● Charts and diagrams as code:
===

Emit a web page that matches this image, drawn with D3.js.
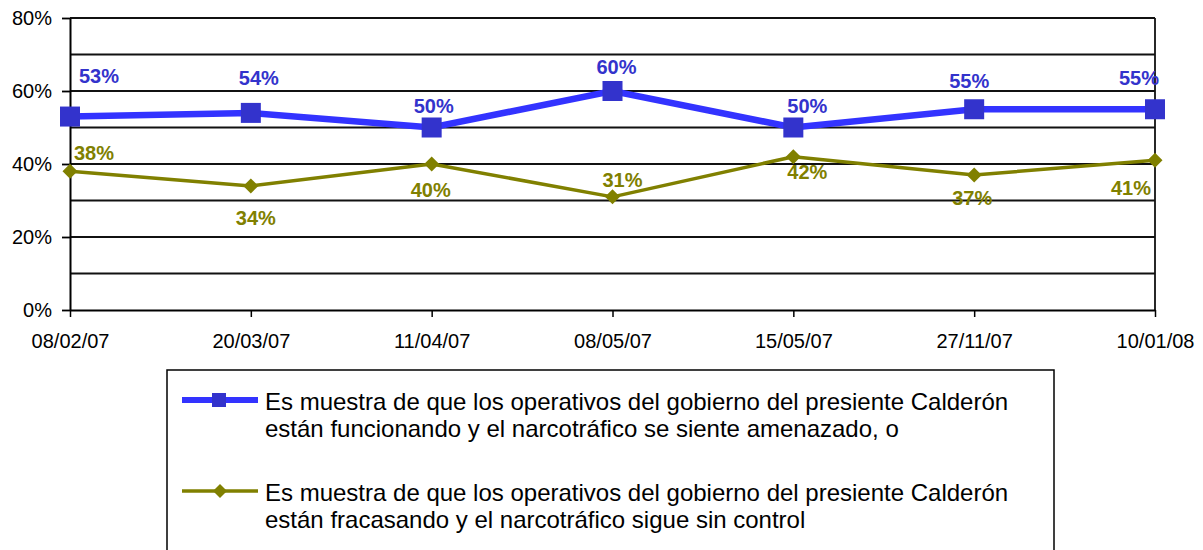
<!DOCTYPE html>
<html>
<head>
<meta charset="utf-8">
<script src="https://cdn.jsdelivr.net/npm/d3@7"></script>
<style>
  html, body { margin: 0; padding: 0; background: #fff; }
  svg { display: block; font-family: "Liberation Sans", Arial, sans-serif; }
</style>
</head>
<body>
<div id="chart"></div>
<script>
const dates = ["08/02/07", "20/03/07", "11/04/07", "08/05/07", "15/05/07", "27/11/07", "10/01/08"];
const funcionando = [53, 54, 50, 60, 50, 55, 55];
const fracasando = [38, 34, 40, 31, 42, 37, 41];
const yTicks = [0, 20, 40, 60, 80];
const gridValues = [10, 20, 30, 40, 50, 60, 70, 80];

const legendLabels = [
  ["Es muestra de que los operativos del gobierno del presiente Calderón",
   "están funcionando y el narcotráfico se siente amenazado, o"],
  ["Es muestra de que los operativos del gobierno del presiente Calderón",
   "están fracasando y el narcotráfico sigue sin control"]
];

// label nudges relative to each point (dx, dy to baseline)
const blueLabelOffset = [[29, -34], [8, -28], [2, -15], [4, -17], [14, -15], [-5, -21], [-16, -24]];
const oliveLabelOffset = [[24, -11], [5, 39], [-1, 33], [10, -10], [14, 22], [-2, 30], [-24, 35]];

const width = 1203;
const height = 550;
const plot = { left: 70, right: 1155, top: 18, bottom: 310 };

const blue = "#3333ff";
const blueDark = "#3333cc";
const olive = "#808000";

const svg = d3.select("#chart").append("svg")
  .attr("width", width)
  .attr("height", height)
  .attr("viewBox", `0 0 ${width} ${height}`);

const x = d3.scalePoint().domain(dates).range([plot.left, plot.right]);
const y = d3.scaleLinear().domain([0, 80]).range([plot.bottom, plot.top]);

// gridlines
svg.append("g")
  .selectAll("line")
  .data(gridValues)
  .join("line")
  .attr("x1", plot.left)
  .attr("x2", plot.right)
  .attr("y1", (d) => y(d))
  .attr("y2", (d) => y(d))
  .attr("stroke", "#111")
  .attr("stroke-width", 1.8);

// right border
svg.append("line")
  .attr("x1", plot.right).attr("x2", plot.right)
  .attr("y1", plot.top).attr("y2", plot.bottom)
  .attr("stroke", "#111").attr("stroke-width", 1.8);

// y axis
svg.append("g")
  .attr("transform", `translate(${plot.left},0)`)
  .call(d3.axisLeft(y).tickValues(yTicks).tickFormat((d) => d + "%").tickSize(8).tickPadding(10).tickSizeOuter(0))
  .call((g) => g.select(".domain").attr("stroke", "#000").attr("stroke-width", 2))
  .call((g) => g.selectAll(".tick line").attr("stroke", "#000").attr("stroke-width", 1.8))
  .call((g) => g.selectAll(".tick text")
    .attr("font-size", 20)
    .attr("fill", "#000")
    .attr("font-family", "Liberation Sans, Arial, sans-serif"));

// x axis
svg.append("g")
  .attr("transform", `translate(0,${plot.bottom})`)
  .call(d3.axisBottom(x).tickSize(7).tickPadding(17).tickSizeOuter(0))
  .call((g) => g.select(".domain").attr("stroke", "#000").attr("stroke-width", 2.2))
  .call((g) => g.selectAll(".tick line").attr("stroke", "#000").attr("stroke-width", 1.5))
  .call((g) => g.selectAll(".tick text")
    .attr("font-size", 20)
    .attr("fill", "#000")
    .attr("font-family", "Liberation Sans, Arial, sans-serif"));

const blueData = dates.map((d, i) => ({ date: d, value: funcionando[i], off: blueLabelOffset[i] }));
const oliveData = dates.map((d, i) => ({ date: d, value: fracasando[i], off: oliveLabelOffset[i] }));

const line = d3.line().x((d) => x(d.date)).y((d) => y(d.value));

// olive series
svg.append("path")
  .datum(oliveData)
  .attr("fill", "none")
  .attr("stroke", olive)
  .attr("stroke-width", 3.5)
  .attr("stroke-linejoin", "round")
  .attr("d", line);

svg.append("g")
  .selectAll("path")
  .data(oliveData)
  .join("path")
  .attr("transform", (d) => `translate(${x(d.date)},${y(d.value)})`)
  .attr("d", "M0,-7.5L7.5,0L0,7.5L-7.5,0Z")
  .attr("fill", olive);

// blue series
svg.append("path")
  .datum(blueData)
  .attr("fill", "none")
  .attr("stroke", blue)
  .attr("stroke-width", 6.5)
  .attr("d", line);

svg.append("g")
  .selectAll("rect")
  .data(blueData)
  .join("rect")
  .attr("x", (d) => x(d.date) - 10)
  .attr("y", (d) => y(d.value) - 10)
  .attr("width", 20)
  .attr("height", 20)
  .attr("fill", blueDark);

// data labels
const labelGroups = [[blueData, blueDark], [oliveData, olive]];
labelGroups.forEach(([data, color]) => {
  svg.append("g")
    .selectAll("text")
    .data(data)
    .join("text")
    .attr("x", (d) => x(d.date) + d.off[0])
    .attr("y", (d) => y(d.value) + d.off[1])
    .attr("text-anchor", "middle")
    .attr("font-size", 20)
    .attr("font-weight", "bold")
    .attr("fill", color)
    .text((d) => d.value + "%");
});

// legend
const legend = svg.append("g");
legend.append("rect")
  .attr("x", 167)
  .attr("y", 370)
  .attr("width", 887)
  .attr("height", 200)
  .attr("fill", "none")
  .attr("stroke", "#000")
  .attr("stroke-width", 1.5);

const legendItems = [
  { color: blue, marker: "square", y: 400, lines: legendLabels[0] },
  { color: olive, marker: "diamond", y: 491, lines: legendLabels[1] }
];

legendItems.forEach((item) => {
  const g = legend.append("g").attr("transform", `translate(0,${item.y})`);
  g.append("line")
    .attr("x1", 182).attr("x2", 258)
    .attr("y1", 0).attr("y2", 0)
    .attr("stroke", item.color)
    .attr("stroke-width", item.marker === "square" ? 6 : 3.5);
  if (item.marker === "square") {
    g.append("rect")
      .attr("x", 212).attr("y", -7)
      .attr("width", 14).attr("height", 14)
      .attr("fill", blueDark);
  } else {
    g.append("path")
      .attr("transform", "translate(220,0)")
      .attr("d", "M0,-7L7,0L0,7L-7,0Z")
      .attr("fill", olive);
  }
  const t = g.append("text")
    .attr("x", 265)
    .attr("y", 10)
    .attr("font-size", 24)
    .attr("fill", "#000");
  item.lines.forEach((l, i) => {
    t.append("tspan").attr("x", 265).attr("dy", i === 0 ? 0 : 27).text(l);
  });
});
</script>
</body>
</html>
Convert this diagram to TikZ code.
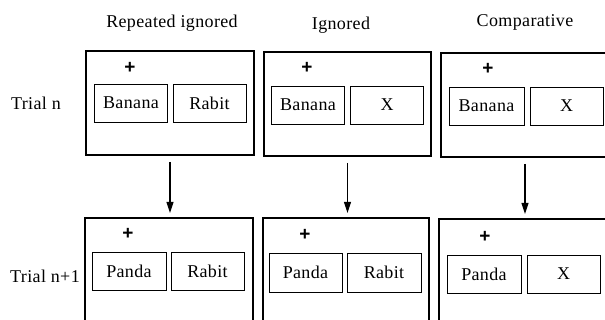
\documentclass[tikz,border=0pt]{standalone}
\usepackage{fontspec}
\setmainfont{Liberation Serif}[LetterSpace=2]
\newfontfamily\plusfont{Liberation Sans}
\usetikzlibrary{arrows.meta}
\begin{document}
\begin{tikzpicture}[x=1pt,y=-1pt,
  outerbox/.style={draw,line width=1.1pt,minimum width=168pt,inner sep=0pt,outer sep=0pt},
  innerbox/.style={draw,line width=0.9pt,minimum width=73pt,minimum height=38pt,inner sep=0pt,font=\fontsize{18}{20}\selectfont},
  lbl/.style={font=\fontsize{18}{20}\selectfont,inner sep=0pt},
  plus/.style={font=\plusfont\fontsize{19}{21}\selectfont\bfseries,inner sep=0pt},
  arr/.style={line width=1.1pt,-{Triangle[length=11pt,width=7pt]},shorten <=7pt,shorten >=5pt}]
\useasboundingbox (0,0) rectangle (605,320);
% titles
\node[lbl] (h1) at (172,23) {Repeated ignored};
\node[lbl] (h2) at (341,25) {Ignored};
\node[lbl] (h3) at (525,22) {Comparative};
\node[lbl] (r1) at (36,103) {Trial n};
\node[lbl] (r2) at (45,276) {Trial n+1};
% outer boxes
\node[outerbox,minimum height=104pt] (t1) at (170,103) {};
\node[outerbox,minimum height=104pt,minimum width=167pt] (t2) at (347.5,104) {};
\node[outerbox,minimum height=104pt] (t3) at (525,105) {};
\node[outerbox,minimum height=112pt] (b1) at (169,274) {};
\node[outerbox,minimum height=112pt,minimum width=166pt] (b2) at (346,274) {};
\node[outerbox,minimum height=112pt] (b3) at (523,275) {};
% plus signs
\node[plus] (p1) at (130,68) {+};
\node[plus] (p2) at (307,68) {+};
\node[plus] (p3) at (488,69) {+};
\node[plus] (p4) at (128,234) {+};
\node[plus] (p5) at (305,235) {+};
\node[plus] (p6) at (485,237) {+};
% inner boxes
\node[innerbox] (a1) at (131,103) {Banana};
\node[innerbox] (a2) at (209.5,103) {Rabit};
\node[innerbox] (a3) at (308,105) {Banana};
\node[innerbox] (a4) at (387,105) {X};
\node[innerbox,minimum width=75pt] (a5) at (486.5,106) {Banana};
\node[innerbox] (a6) at (566.5,106) {X};
\node[innerbox,minimum width=74pt] (c1) at (129,271) {Panda};
\node[innerbox] (c2) at (207.5,271) {Rabit};
\node[innerbox,minimum height=39pt] (c3) at (305.5,272.5) {Panda};
\node[innerbox,minimum width=74pt,minimum height=39pt] (c4) at (384,272.5) {Rabit};
\node[innerbox,minimum width=74pt] (c5) at (484,274) {Panda};
\node[innerbox] (c6) at (563.5,274) {X};
% arrows
\draw[arr] (t1.south) -- (t1.south |- b1.north);
\draw[arr] (t2.south) -- (t2.south |- b2.north);
\draw[arr] (t3.south) -- (t3.south |- b3.north);
\end{tikzpicture}
\end{document}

===

● Instructions to follow:
Without the pictures, please reproduce each line of the listing above exactly, from the first one through the line bearing "30], [-24, 35]];".

● Reply to the task:
Emit a web page that matches this image, drawn with D3.js.
<!DOCTYPE html>
<html>
<head>
<meta charset="utf-8">
<script src="https://cdn.jsdelivr.net/npm/d3@7"></script>
<style>
  html, body { margin: 0; padding: 0; background: #fff; }
  svg { display: block; font-family: "Liberation Sans", Arial, sans-serif; }
</style>
</head>
<body>
<div id="chart"></div>
<script>
const dates = ["08/02/07", "20/03/07", "11/04/07", "08/05/07", "15/05/07", "27/11/07", "10/01/08"];
const funcionando = [53, 54, 50, 60, 50, 55, 55];
const fracasando = [38, 34, 40, 31, 42, 37, 41];
const yTicks = [0, 20, 40, 60, 80];
const gridValues = [10, 20, 30, 40, 50, 60, 70, 80];

const legendLabels = [
  ["Es muestra de que los operativos del gobierno del presiente Calderón",
   "están funcionando y el narcotráfico se siente amenazado, o"],
  ["Es muestra de que los operativos del gobierno del presiente Calderón",
   "están fracasando y el narcotráfico sigue sin control"]
];

// label nudges relative to each point (dx, dy to baseline)
const blueLabelOffset = [[29, -34], [8, -28], [2, -15], [4, -17], [14, -15], [-5, -21], [-16, -24]];
const oliveLabelOffset = [[24, -11], [5, 39], [-1, 33], [10, -10], [14, 22], [-2, 30], [-24, 35]];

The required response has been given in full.